Local planning authorities will be scurrying to deal with a rush of applications from developers who are in possession of small scale sites that are subject to existing agreements, entered into before November’s change in government guidance.
In November 2014 the government announced the following circumstances where infrastructure contributions through planning obligations should not be sought from developers due to the disproportionate burden of developer contributions on small scale developments.
- For sites of 10-units or fewer, that have a maximum combined gross floor space of 1000 square metres, affordable housing and tariff style contributions should not be sought;
- Affordable housing and tariff-style contributions should not be sought from any development consisting only of the construction of a residential annex or extension to an existing home;
- In designated rural areas (including National Parks and Areas of Outstanding Natural Beauty), authorities may choose to implement a lower threshold of 5-units or less, beneath which affordable housing and tariff style contributions should not be sought.

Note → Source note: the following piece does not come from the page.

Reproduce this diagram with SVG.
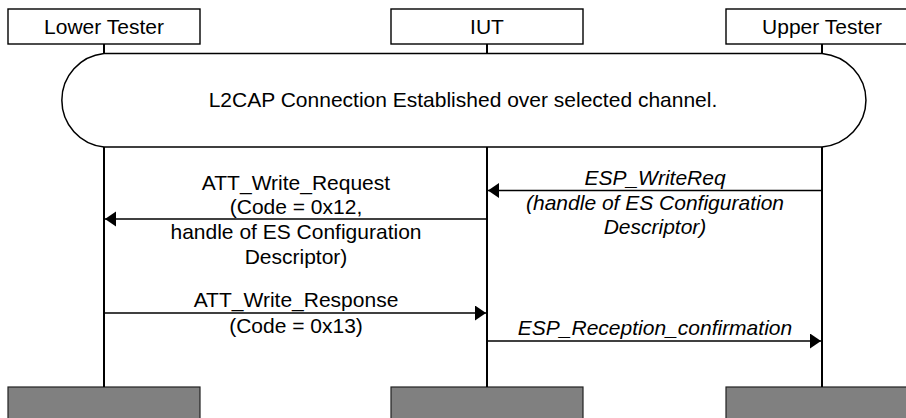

This will also apply to all residential annexes and extensions. In addition, in a rural area where the lower 5-unit or fewer threshold is applied, affordable housing and tariff style contributions should be sought from developments of between 6 and 10 units in the form of cash payments, which are commuted until after completion of units within the development.
- A financial credit, equivalent to the existing gross floorspace of any vacant buildings brought back into any lawful use or demolished for re-development, should be deducted from the calculation of any affordable housing contributions sought from relevant development schemes. This will not however apply to vacant buildings which have been abandoned.
These changes in national planning policy will not apply to Rural Exception Sites which, subject to the local area demonstrating sufficient need, remain available to support the delivery of affordable homes for local people. However, affordable housing and tariff style contributions should not be sought in relation to residential annexes and extensions.
The downside is that there are many small scale sites with as yet unimplemented planning permissions that are subject to agreements requiring contributions which were entered into before the November 2014 changes. The new guidance does not apply retrospectively. Prospective developers of such sites making enquiries of local planning authorities are being told that obligations entered into before the change are enforceable by local planning authorities provided they were validly required when they were entered into.
However developers of small scale sites who do not wish to comply with their existing obligations have a number of options:
- planning obligations can of course be renegotiated by agreement at any time, where the local planning authority and developer agree to do so;
- where there is no agreement to voluntarily renegotiate, and the planning obligation predates April 2010 or is over 5 years old, an application may be made to the local planning authority to modify or discharge the obligation. Under such an application, the Council will consider whether the obligation still serves “ a useful purpose” or would continue to serve a useful purpose if modified; and
- in addition, Section 106BA (inserted by the Growth and Infrastructure Act 2013) allows applications to be made to modify the affordable housing requirements of any Section 106 agreement regardless of when it was signed. This review must be based on economic viability and cannot take into account other aspects of the planning consent. It addresses affordable housing requirements only.
If all else fails developers can apply for planning permission for the same development setting out the case for non-payment, to be considered against current guidance.